Parallel crosschecking neural network based fault-tolerant flight parameter estimation and faulty sensor identification

Abstract

Reliable flight parameter estimation is crucial for the safe operation of unmanned air vehicles. Recent studies on flight parameter estimation based on distributed airflow sensors have shown promising results; however, how to extract reliable flight parameters and locate faults in case of sensor failures are not studied yet. This paper proposes a novel fault-tolerant flight parameter estimation method with capabilities to identify and isolate faulty sensors for a flight parameter estimation system based on distributed airflow sensors. First, the distributed sensors are grouped into subsets using combinations. Second, feedforward backpropagation neural networks of the same structure are designed and used by all subsets for flight parameter estimation. The crosschecking between these parallel networks improves the robustness of the estimation.
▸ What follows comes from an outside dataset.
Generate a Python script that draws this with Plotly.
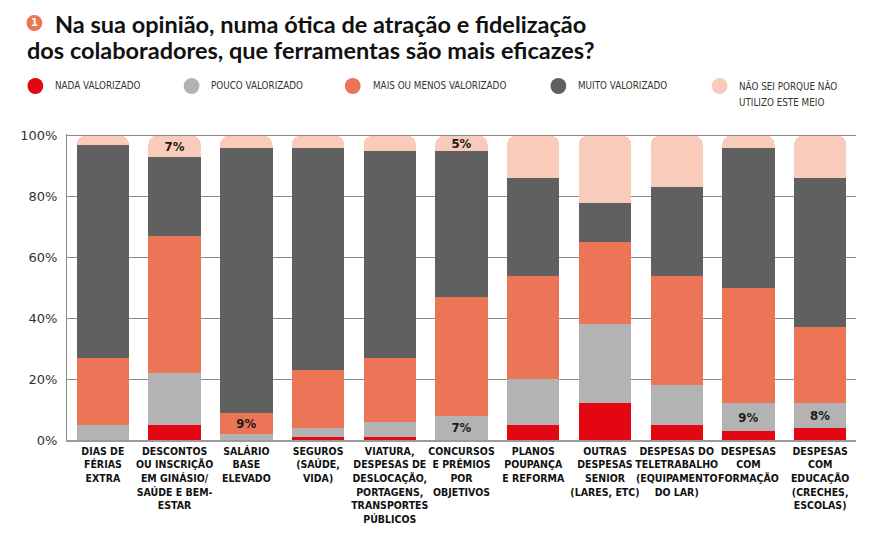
import plotly.graph_objects as go

# ---- data ----
categories = [
    "DIAS DE<br>FÉRIAS<br>EXTRA",
    "DESCONTOS<br>OU INSCRIÇÃO<br>EM GINÁSIO/<br>SAÚDE E BEM-<br>ESTAR",
    "SALÁRIO<br>BASE<br>ELEVADO",
    "SEGUROS<br>(SAÚDE,<br>VIDA)",
    "VIATURA,<br>DESPESAS DE<br>DESLOCAÇÃO,<br>PORTAGENS,<br>TRANSPORTES<br>PÚBLICOS",
    "CONCURSOS<br>E PRÉMIOS<br>POR<br>OBJETIVOS",
    "PLANOS<br>POUPANÇA<br>E REFORMA",
    "OUTRAS<br>DESPESAS<br>SENIOR<br>(LARES, ETC)",
    "DESPESAS DO<br>TELETRABALHO<br>(EQUIPAMENTO<br>DO LAR)",
    "DESPESAS<br>COM<br>FORMAÇÃO",
    "DESPESAS<br>COM<br>EDUCAÇÃO<br>(CRECHES,<br>ESCOLAS)",
]
nada_valorizado = [0, 5, 0, 1, 1, 0, 5, 12, 5, 3, 4]
pouco_valorizado = [5, 17, 2, 3, 5, 8, 15, 26, 13, 9, 8]
mais_ou_menos = [22, 45, 7, 19, 21, 39, 34, 27, 36, 38, 25]
muito_valorizado = [70, 26, 87, 73, 68, 48, 32, 13, 29, 46, 49]
nao_sei = [3, 7, 4, 4, 5, 5, 14, 22, 17, 4, 14]

# value labels printed on the chart
labels_pouco = ["", "", "", "", "", "7%", "", "", "", "9%", "8%"]
labels_mais = ["", "", "9%", "", "", "", "", "", "", "", ""]
labels_nao_sei = ["", "7%", "", "", "", "5%", "", "", "", "", ""]
labels_empty = [""] * len(categories)

series_names = ["NADA VALORIZADO", "POUCO VALORIZADO", "MAIS OU MENOS VALORIZADO",
                "MUITO VALORIZADO", "NÃO SEI PORQUE NÃO<br>UTILIZO ESTE MEIO"]
series_values = [nada_valorizado, pouco_valorizado, mais_ou_menos, muito_valorizado, nao_sei]
series_labels = [labels_empty, labels_pouco, labels_mais, labels_empty, labels_nao_sei]
series_colors = ["#E30613", "#B3B3B3", "#EC7457", "#606060", "#F8CBBA"]

y_ticks = [0, 20, 40, 60, 80, 100]

title_line1 = "Na sua opinião, numa ótica de atração e fidelização"
title_line2 = "dos colaboradores, que ferramentas são mais eficazes?"

# ---- layout geometry (reference pixel coords; page body adds an 8px offset) ----
OFF = 8
W, H = 875 - OFF, 555 - OFF
ML, MR, MT, MB = 58 - OFF, 19, 134 - OFF, 115
PW, PH = W - ML - MR, H - MT - MB


def px_x(p):
    return (p - OFF - ML) / PW


def px_y(p):
    return (H - MB - (p - OFF)) / PH


COND = "Liberation Sans Narrow, DejaVu Sans Condensed, Arial Narrow, sans-serif"
TITLE_FONT = "Lato, Roboto, sans-serif"

fig = go.Figure()
for name, vals, labs, col in zip(series_names, series_values, series_labels, series_colors):
    fig.add_trace(go.Bar(
        x=categories, y=vals, name=name, marker=dict(color=col, line=dict(width=0)),
        text=labs, textposition="inside", insidetextanchor="middle", constraintext="none",
        textangle=0, textfont=dict(family=COND, size=13, color="#1a1a1a", weight="bold"),
        hoverinfo="skip", showlegend=False,
    ))

annotations = [
    dict(text=title_line1, x=px_x(44), y=px_y(24), xref="paper", yref="paper",
         xanchor="left", yanchor="middle", showarrow=False,
         font=dict(family=TITLE_FONT, size=23.5, color="#111111", weight="bold")),
    dict(text=title_line2, x=px_x(16), y=px_y(50), xref="paper", yref="paper",
         xanchor="left", yanchor="middle", showarrow=False,
         font=dict(family=TITLE_FONT, size=23.5, color="#111111", weight="bold")),
    dict(text="1", x=px_x(25), y=px_y(23), xref="paper", yref="paper",
         xanchor="center", yanchor="middle", showarrow=False,
         font=dict(family="DejaVu Sans", size=10, color="white", weight="bold")),
]
shapes = [
    dict(type="circle", xref="paper", yref="paper",
         x0=px_x(25 - 8), x1=px_x(25 + 8), y0=px_y(23 - 8), y1=px_y(23 + 8),
         fillcolor="#EC7457", line=dict(width=0)),
]

legend_circle_x = [26, 184, 347, 555, 718]
for cx, name, col in zip(legend_circle_x, series_names, series_colors):
    shapes.append(dict(type="circle", xref="paper", yref="paper",
                       x0=px_x(cx - 8), x1=px_x(cx + 8), y0=px_y(86 - 8), y1=px_y(86 + 8),
                       fillcolor=col, line=dict(width=0)))
    for i, line in enumerate(name.split("<br>")):
        annotations.append(dict(
            text=line, x=px_x(cx + 18), y=px_y(86 + 17 * i), xref="paper", yref="paper",
            xanchor="left", yanchor="middle", align="left", showarrow=False,
            font=dict(family=COND, size=9.8, color="#333333")))

fig.update_layout(
    width=W, height=H,
    margin=dict(l=ML, r=MR, t=MT, b=MB, pad=0),
    barmode="stack", bargap=0.27, barcornerradius=9,
    plot_bgcolor="white", paper_bgcolor="white",
    annotations=annotations, shapes=shapes,
    uniformtext=dict(mode="show", minsize=12),
    xaxis=dict(
        showgrid=False, showline=True, linecolor="#9a9a9a", linewidth=2,
        tickfont=dict(family=COND, size=10.5, color="#111111", weight="bold"),
        ticks="", tickangle=0, fixedrange=True,
    ),
    yaxis=dict(
        range=[0, 100.5], tickvals=y_ticks, ticktext=[f"{v}%" for v in y_ticks],
        showgrid=True, gridcolor="#8a8a8a", gridwidth=1,
        showline=True, linecolor="#8a8a8a", linewidth=1, zeroline=False,
        tickfont=dict(family="DejaVu Sans", size=13, color="#333333"),
        ticks="", ticklabelstandoff=6, fixedrange=True,
    ),
)

fig.write_html("out.html")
In case of sensor failures, the sensor groups that contain any faulty sensors will result in wrong flight parameter estimations. Especially, a directional random sample consensus algorithm is developed and used to identify the subsets that contain faulty sensors. Then, the ratio of the faulty subsets is used to identify the number of faulty sensors. Finally, the faulty sensors will be identified according to the frequencies of their appearance in the subsets that contain faulty sensors. The effectiveness of the proposed method is validated by using wind tunnel tests. The results show that the proposed method can effectively provide reliable flight parameters and identify faulty sensors.